Il caso approdato davanti alla Corte di Cassazione nasce da una condotta particolarmente grave: per mesi un dipendente aveva consultato migliaia di volte i server aziendali senza autorizzazione, prelevando un’enorme quantità di documenti interni — più di dieci milioni di file — tra dati lavorativi, informazioni personali e materiali contabili. A questo si aggiungeva la trasmissione di 133 fatture riguardanti i clienti dell’azienda a diversi indirizzi email esterni, un comportamento in aperto contrasto con gli obblighi di riservatezza e con le regole sull’uso degli strumenti digitali.
La contestazione e la reazione del lavoratore
Quando la società ha scoperto l’anomalia, ha analizzato il computer in dotazione al dipendente, ricostruendo le sue attività e accertando le violazioni. Da qui la decisione di procedere al licenziamento. Il lavoratore, però, ha impugnato il provvedimento, sostenendo che quelle verifiche fossero state svolte al di fuori dei limiti previsti dalla normativa e senza che fosse stato adeguatamente avvisato di possibili controlli.
La posizione della Cassazione
I giudici non hanno accolto la sua tesi.

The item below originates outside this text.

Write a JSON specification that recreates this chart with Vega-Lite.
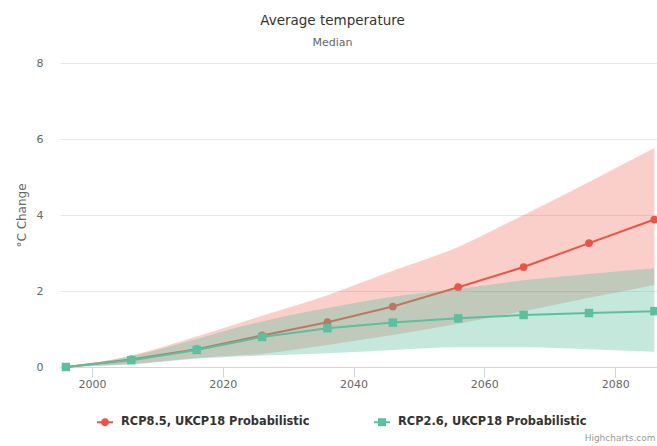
{
  "$schema": "https://vega.github.io/schema/vega-lite/v6.json",
  "width": 597,
  "height": 304,
  "autosize": "none",
  "padding": {"left": 60, "top": 63, "right": 0, "bottom": 79},
  "title": {
    "text": "Average temperature",
    "subtitle": "Median",
    "anchor": "middle",
    "frame": "group",
    "dx": -26,
    "offset": 9,
    "fontSize": 13.5,
    "fontWeight": "normal",
    "color": "#333333",
    "subtitleFontSize": 11,
    "subtitleColor": "#666666",
    "subtitlePadding": 10
  },
  "data": {
    "values": [
      {"series": "RCP8.5, UKCP18 Probabilistic", "year": 1996, "median": 0, "low": 0, "high": 0},
      {"series": "RCP8.5, UKCP18 Probabilistic", "year": 2006, "median": 0.2, "low": 0.08, "high": 0.3},
      {"series": "RCP8.5, UKCP18 Probabilistic", "year": 2016, "median": 0.47, "low": 0.24, "high": 0.8},
      {"series": "RCP8.5, UKCP18 Probabilistic", "year": 2026, "median": 0.83, "low": 0.35, "high": 1.35},
      {"series": "RCP8.5, UKCP18 Probabilistic", "year": 2036, "median": 1.18, "low": 0.58, "high": 1.89},
      {"series": "RCP8.5, UKCP18 Probabilistic", "year": 2046, "median": 1.59, "low": 0.84, "high": 2.53},
      {"series": "RCP8.5, UKCP18 Probabilistic", "year": 2056, "median": 2.1, "low": 1.14, "high": 3.16},
      {"series": "RCP8.5, UKCP18 Probabilistic", "year": 2066, "median": 2.63, "low": 1.47, "high": 4.0},
      {"series": "RCP8.5, UKCP18 Probabilistic", "year": 2076, "median": 3.26, "low": 1.82, "high": 4.87},
      {"series": "RCP8.5, UKCP18 Probabilistic", "year": 2086, "median": 3.88, "low": 2.16, "high": 5.76},
      {"series": "RCP2.6, UKCP18 Probabilistic", "year": 1996, "median": 0, "low": 0, "high": 0},
      {"series": "RCP2.6, UKCP18 Probabilistic", "year": 2006, "median": 0.18, "low": 0.07, "high": 0.28},
      {"series": "RCP2.6, UKCP18 Probabilistic", "year": 2016, "median": 0.45, "low": 0.22, "high": 0.74},
      {"series": "RCP2.6, UKCP18 Probabilistic", "year": 2026, "median": 0.79, "low": 0.3, "high": 1.2},
      {"series": "RCP2.6, UKCP18 Probabilistic", "year": 2036, "median": 1.02, "low": 0.36, "high": 1.55},
      {"series": "RCP2.6, UKCP18 Probabilistic", "year": 2046, "median": 1.17, "low": 0.45, "high": 1.85},
      {"series": "RCP2.6, UKCP18 Probabilistic", "year": 2056, "median": 1.28, "low": 0.52, "high": 2.05},
      {"series": "RCP2.6, UKCP18 Probabilistic", "year": 2066, "median": 1.37, "low": 0.52, "high": 2.28},
      {"series": "RCP2.6, UKCP18 Probabilistic", "year": 2076, "median": 1.42, "low": 0.47, "high": 2.45},
      {"series": "RCP2.6, UKCP18 Probabilistic", "year": 2086, "median": 1.47, "low": 0.4, "high": 2.6}
    ]
  },
  "encoding": {
    "x": {
      "field": "year",
      "type": "quantitative",
      "scale": {"domain": [1995.1, 2086.4], "nice": false, "zero": false},
      "axis": {
        "values": [2000, 2020, 2040, 2060, 2080],
        "format": "d",
        "grid": false,
        "domainColor": "#ccd6eb",
        "tickColor": "#ccd6eb",
        "tickSize": 10,
        "labelPadding": 1,
        "labelColor": "#666666",
        "labelFontSize": 11,
        "title": "Highcharts.com",
        "titleAnchor": "end",
        "titleAlign": "right",
        "titleX": 595,
        "titleY": 73,
        "titleBaseline": "alphabetic",
        "titleFontSize": 9,
        "titleFontWeight": "normal",
        "titleColor": "#999999"
      }
    },
    "color": {
      "field": "series",
      "type": "nominal",
      "scale": {
        "domain": ["RCP8.5, UKCP18 Probabilistic", "RCP2.6, UKCP18 Probabilistic"],
        "range": ["#ee5242", "#5cc09e"]
      },
      "legend": {
        "title": null,
        "orient": "none",
        "legendX": 37,
        "legendY": 351,
        "direction": "horizontal",
        "padding": 0,
        "symbolSize": 256,
        "symbolStrokeWidth": 0,
        "labelOffset": 8,
        "labelLimit": 400,
        "columnPadding": 64,
        "labelFontSize": 11.4,
        "labelFontWeight": "bold",
        "labelColor": "#333333",
        "encode": {
          "symbols": {
            "update": {
              "shape": {"signal": "datum.value === 'RCP8.5, UKCP18 Probabilistic' ? 'M-1,-0.12H1V0.12H-1Z M-0.5,0A0.5,0.5 0 1,1 0.5,0A0.5,0.5 0 1,1 -0.5,0' : 'M-1,-0.12H1V0.12H-1Z M-0.5,-0.5H0.5V0.5H-0.5Z'"},
              "fill": {"scale": "color", "field": "value"},
              "stroke": {"value": "transparent"},
              "opacity": {"value": 1},
              "fillOpacity": {"value": 1}
            }
          }
        }
      }
    }
  },
  "layer": [
    {
      "transform": [{"filter": "datum.series === 'RCP8.5, UKCP18 Probabilistic'"}],
      "mark": {"type": "area", "opacity": 0.28, "interpolate": "monotone"},
      "encoding": {
        "y": {
          "field": "low",
          "type": "quantitative",
          "scale": {"domain": [0, 8], "nice": false},
          "axis": {
            "values": [0, 2, 4, 6, 8],
            "gridColor": "#e6e6e6",
            "domain": false,
            "ticks": false,
            "labelPadding": 17,
            "labelColor": "#666666",
            "labelFontSize": 11,
            "title": "°C Change",
            "titleColor": "#666666",
            "titleFontSize": 12,
            "titleFontWeight": "normal",
            "titlePadding": 8
          }
        },
        "y2": {"field": "high"}
      }
    },
    {
      "transform": [{"filter": "datum.series === 'RCP8.5, UKCP18 Probabilistic'"}],
      "mark": {"type": "line", "strokeWidth": 2},
      "encoding": {"y": {"field": "median", "type": "quantitative"}}
    },
    {
      "transform": [{"filter": "datum.series === 'RCP8.5, UKCP18 Probabilistic'"}],
      "mark": {"type": "point", "shape": "circle", "filled": true, "size": 60, "opacity": 1},
      "encoding": {"y": {"field": "median", "type": "quantitative"}}
    },
    {
      "transform": [{"filter": "datum.series === 'RCP2.6, UKCP18 Probabilistic'"}],
      "mark": {"type": "area", "opacity": 0.36, "interpolate": "monotone"},
      "encoding": {
        "y": {"field": "low", "type": "quantitative"},
        "y2": {"field": "high"}
      }
    },
    {
      "transform": [{"filter": "datum.series === 'RCP2.6, UKCP18 Probabilistic'"}],
      "mark": {"type": "line", "strokeWidth": 2},
      "encoding": {"y": {"field": "median", "type": "quantitative"}}
    },
    {
      "transform": [{"filter": "datum.series === 'RCP2.6, UKCP18 Probabilistic'"}],
      "mark": {"type": "point", "shape": "square", "filled": true, "size": 72, "opacity": 1},
      "encoding": {"y": {"field": "median", "type": "quantitative"}}
    }
  ],
  "config": {
    "font": "DejaVu Sans",
    "view": {"stroke": null},
    "axis": {"labelFont": "DejaVu Sans", "titleFont": "DejaVu Sans"},
    "legend": {"labelFont": "DejaVu Sans"}
  }
}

La Cassazione ha confermato la legittimità del licenziamento, ritenendo corretto l’operato dell’azienda. Secondo la Corte, la società aveva definito in modo trasparente le regole relative all’uso degli strumenti informatici e aveva chiarito che, in presenza di anomalie, sarebbe potuta intervenire con verifiche mirate nel rispetto dello Statuto dei lavoratori e della disciplina sulla privacy. Una cornice normativa che, per gli Ermellini, rendeva il dipendente perfettamente consapevole del fatto che eventuali abusi avrebbero potuto comportare controlli e conseguenze disciplinari.
Una condotta che mina il rapporto di fiducia
Nel ricostruire la vicenda, la Cassazione ha messo in evidenza la gravità del comportamento contestato: l’elevatissimo numero di accessi abusivi, la sistematicità delle estrazioni di dati, il lungo periodo coinvolto — da ottobre 2020 a maggio 2021 — e l’invio di documenti sensibili a soggetti esterni.

Azioni considerate tali da esporre l’azienda a rischi economici, danni reputazionali e possibili contestazioni da parte del Garante per la protezione dei dati personali. Inoltre, parte di queste attività veniva compiuta durante l’orario di lavoro, segnale per i giudici di un venir meno ai doveri professionali di diligenza e lealtà.
Il principio confermato dalla sentenza della Cassazione
La sentenza ribadisce un orientamento ormai chiaro: un controllo sugli strumenti aziendali è ammissibile quando i lavoratori sono stati informati sulle regole e sui limiti d’uso, e quando l’azienda interviene per accertare comportamenti anomali. In queste condizioni, le verifiche sono legittime e le prove raccolte possono essere utilizzate in sede disciplinare. Se le violazioni compromettono il rapporto fiduciario, il licenziamento è considerato una misura proporzionata. In sostanza, l’uso scorretto dei mezzi informatici può avere conseguenze severe, purché il datore di lavoro agisca rispettando le norme.